— Begin Information supplied —

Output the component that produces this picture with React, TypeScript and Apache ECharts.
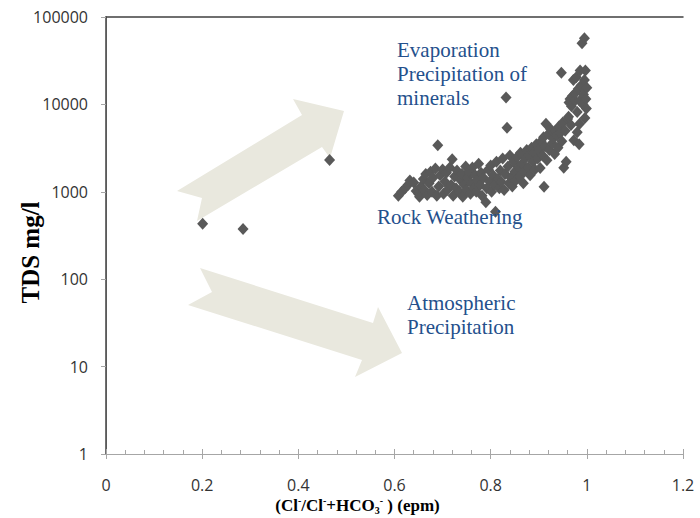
import React, { useEffect, useRef } from "react";
import * as echarts from "echarts";

// Cl/(Cl+HCO3) ratio vs TDS (mg/l)
const sampleRatio: number[] = [
  0.608, 0.615, 0.622, 0.628, 0.632, 0.64, 0.645, 0.65, 0.655, 0.66, 0.652, 0.662,
  0.665, 0.668, 0.672, 0.675, 0.678, 0.68, 0.685, 0.688, 0.69, 0.692, 0.695, 0.7, 0.702, 0.705,
  0.708, 0.71, 0.715, 0.718, 0.72, 0.722, 0.725, 0.728, 0.73, 0.735, 0.738, 0.74, 0.742, 0.745,
  0.748, 0.75,
  0.752, 0.755, 0.758, 0.76, 0.762, 0.765, 0.768, 0.77, 0.772, 0.775, 0.778, 0.78, 0.782, 0.785,
  0.79, 0.792, 0.795, 0.798, 0.8, 0.802, 0.805, 0.808, 0.81, 0.812, 0.815, 0.818, 0.82, 0.822,
  0.825, 0.828, 0.83, 0.832, 0.834, 0.836, 0.838, 0.84, 0.842, 0.845, 0.848, 0.85,
  0.852, 0.855, 0.858, 0.86, 0.862, 0.865, 0.868, 0.87, 0.872, 0.875, 0.878, 0.88, 0.882, 0.885,
  0.888, 0.89, 0.892, 0.895, 0.898, 0.9, 0.903, 0.905, 0.908, 0.91, 0.911, 0.913, 0.915, 0.917,
  0.92, 0.922,
  0.925, 0.928, 0.93, 0.933, 0.935, 0.938, 0.94, 0.942, 0.945, 0.947, 0.948, 0.95, 0.952, 0.955,
  0.957, 0.96, 0.962, 0.963, 0.965, 0.967, 0.968, 0.97, 0.972, 0.973, 0.975, 0.976, 0.978, 0.98,
  0.98, 0.982, 0.984, 0.985, 0.986, 0.988, 0.99, 0.992, 0.993, 0.995, 0.995, 0.997, 0.998, 1.0,
  0.999, 0.996, 0.985,
  0.201, 0.285, 0.465,
];

const sampleTDS: number[] = [
  900, 1000, 1100, 1200, 1350, 1280, 1020, 950, 1150, 1400, 880, 1050,
  1600, 920, 1250, 1700, 1000, 1450, 1850, 900, 3400, 1150, 1550, 1800, 950, 1300,
  1650, 1050, 1900, 1200, 2350, 900, 1500, 1100, 1750, 1000, 1350, 1600, 880, 1200,
  1950, 1050,
  1450, 1700, 950, 1250, 1900, 1100, 1550, 1000, 1350, 2100, 1200, 1650, 900, 1450,
  760, 1100, 1800, 1300, 2000, 1000, 1550, 1200, 590, 2200, 1400, 1100, 1750, 1300,
  2400, 1050, 1600, 12000, 5400, 1950, 1250, 2600, 1450, 1150, 2200, 1700,
  1350, 2500, 1900, 1500, 2800, 2100, 1250, 1700, 2400, 3000, 1900, 2600, 1550, 3200,
  2200, 2800, 1800, 3500, 2400, 3000, 1870, 3800, 2600, 4200, 1140, 3300, 6000, 2300,
  4600, 3000,
  5200, 3600, 4100, 2700, 5000, 4400, 3200, 5600, 4700, 23000, 3800, 6200, 1880, 5000,
  2200, 6800, 7200, 10500, 11500, 5800, 9500, 12500, 19000, 3900, 11000, 13500, 20500, 4800,
  8200, 15000, 3500, 11000, 24500, 16500, 50000, 10000, 13000, 57000, 19000, 24500, 11500, 15500,
  9000, 7000, 6000,
  430, 375, 2310,
];

const xTicks = { min: 0, max: 1.2, interval: 0.2 };
const yTicks = { min: 1, max: 100000 };

const annotations = [
  { text: "Evaporation\nPrecipitation of\nminerals", x: 397, y: 38 },
  { text: "Rock Weathering", x: 377, y: 205 },
  { text: "Atmospheric\nPrecipitation", x: 407, y: 291 },
];

const arrowUp: number[][] = [
  [177, 191], [302, 115], [293, 99], [344, 111], [330, 158], [322, 147], [197, 221], [202, 198],
];
const arrowDown: number[][] = [
  [200, 268], [373, 323], [378, 307], [402, 353], [355, 377], [362, 360], [188, 305], [212, 292],
];

export default function App() {
  const ref = useRef<HTMLDivElement>(null);
  useEffect(() => {
    if (!ref.current) return;
    const chart = echarts.init(ref.current, undefined, { renderer: "svg" });
    const data = sampleRatio.map((r, i) => [r, sampleTDS[i]]);
    const axisGray = "#a6a6a6";
    const frameDark = "#404040";
    const labelFont = "Open Sans";
    chart.setOption({
      animation: false,
      backgroundColor: "#ffffff",
      grid: { left: 106, right: 17, top: 17, bottom: 64, containLabel: false, outerBoundsMode: "none" },
      xAxis: [
        {
          type: "value",
          position: "bottom",
          min: xTicks.min,
          max: xTicks.max,
          interval: xTicks.interval,
          axisLine: { show: true, lineStyle: { color: axisGray, width: 1 } },
          axisTick: { show: true, inside: true, length: 5, lineStyle: { color: axisGray } },
          minorTick: { show: true, splitNumber: 5, length: 4, lineStyle: { color: axisGray } },
          splitLine: { show: false },
          axisLabel: {
            margin: 23,
            color: "#333333",
            fontFamily: labelFont,
            fontSize: 16,
          },
          name: "(Cl{sup|-}/Cl{sup|-}+HCO{sub|3}{sup|-} ) (epm)",
          nameLocation: "middle",
          nameGap: 41,
          nameMoveOverlap: false,
          nameTextStyle: {
            fontFamily: "Liberation Serif",
            fontWeight: "bold",
            fontSize: 17,
            color: "#000",
            padding: [0, 74, 0, 0],
            rich: {
              sup: { fontSize: 10, fontWeight: "bold", fontFamily: "Liberation Serif", verticalAlign: "top", lineHeight: 20, color: "#000" },
              sub: { fontSize: 10, fontWeight: "bold", fontFamily: "Liberation Serif", verticalAlign: "bottom", lineHeight: 20, color: "#000" },
            },
          },
        },
        {
          type: "value",
          position: "bottom",
          min: xTicks.min,
          max: xTicks.max,
          interval: xTicks.interval,
          axisLine: { show: false },
          axisTick: { show: true, inside: false, length: 5, lineStyle: { color: axisGray } },
          axisLabel: { show: false },
          splitLine: { show: false },
        },
        {
          type: "value",
          position: "top",
          min: xTicks.min,
          max: xTicks.max,
          axisLine: { show: true, lineStyle: { color: frameDark, width: 1.5 } },
          axisTick: { show: false },
          axisLabel: { show: false },
          splitLine: { show: false },
        },
      ],
      yAxis: [
        {
          type: "log",
          logBase: 10,
          position: "left",
          min: yTicks.min,
          max: yTicks.max,
          axisLine: { show: true, lineStyle: { color: axisGray, width: 1 } },
          axisTick: { show: true, inside: false, length: 5, lineStyle: { color: axisGray } },
          splitLine: { show: false },
          axisLabel: {
            margin: 18,
            color: "#333333",
            fontFamily: labelFont,
            fontSize: 16,
            formatter: (v: number) => String(Math.round(v)),
          },
          name: "TDS mg/l",
          nameLocation: "middle",
          nameGap: 63,
          nameMoveOverlap: false,
          nameTextStyle: {
            fontFamily: "Liberation Serif",
            fontWeight: "bold",
            fontSize: 25,
            color: "#000",
            padding: [0, 34, 0, 0],
          },
        },
        {
          type: "log",
          logBase: 10,
          position: "right",
          min: yTicks.min,
          max: yTicks.max,
          axisLine: { show: true, lineStyle: { color: frameDark, width: 1.5 } },
          axisTick: { show: false },
          axisLabel: { show: false },
          splitLine: { show: false },
        },
      ],
      graphic: [
        {
          type: "polygon",
          z: 1,
          shape: { points: arrowUp },
          style: { fill: "#e9e8de" },
        },
        {
          type: "polygon",
          z: 1,
          shape: { points: arrowDown },
          style: { fill: "#e9e8de" },
        },
        ...annotations.map((a) => ({
          type: "text",
          z: 10,
          x: a.x,
          y: a.y,
          style: {
            text: a.text,
            fill: "#24508c",
            font: "21px 'Liberation Serif'",
            lineHeight: 24,
            verticalAlign: "top",
          },
        })),
      ],
      series: [
        {
          type: "scatter",
          xAxisIndex: 0,
          yAxisIndex: 0,
          symbol: "diamond",
          symbolSize: [11, 12],
          itemStyle: { color: "#595959", opacity: 1 },
          data,
          z: 5,
        },
      ],
    });
    return () => chart.dispose();
  }, []);
  return (
    <div
      ref={ref}
      style={{ position: "fixed", left: 0, top: 0, width: 700, height: 518, background: "#fff" }}
    />
  );
}
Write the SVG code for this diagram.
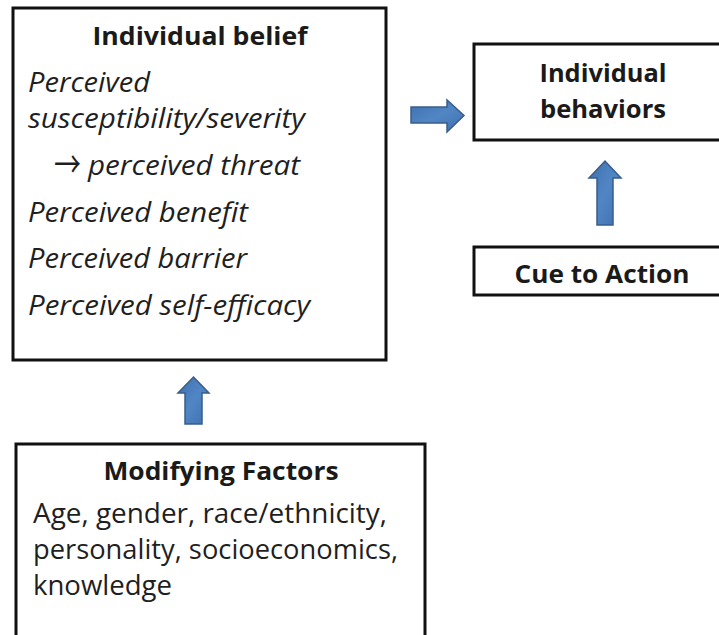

— End Information supplied —

Given instruction: Take the records from their first line through the line containing "import * as" and please return exactly those lines, both ends included, minus the pictures.

Answer to this task:
Output the component that produces this picture with React, TypeScript and Apache ECharts.
import React, { useEffect, useRef } from "react";
import * as echarts from "echarts";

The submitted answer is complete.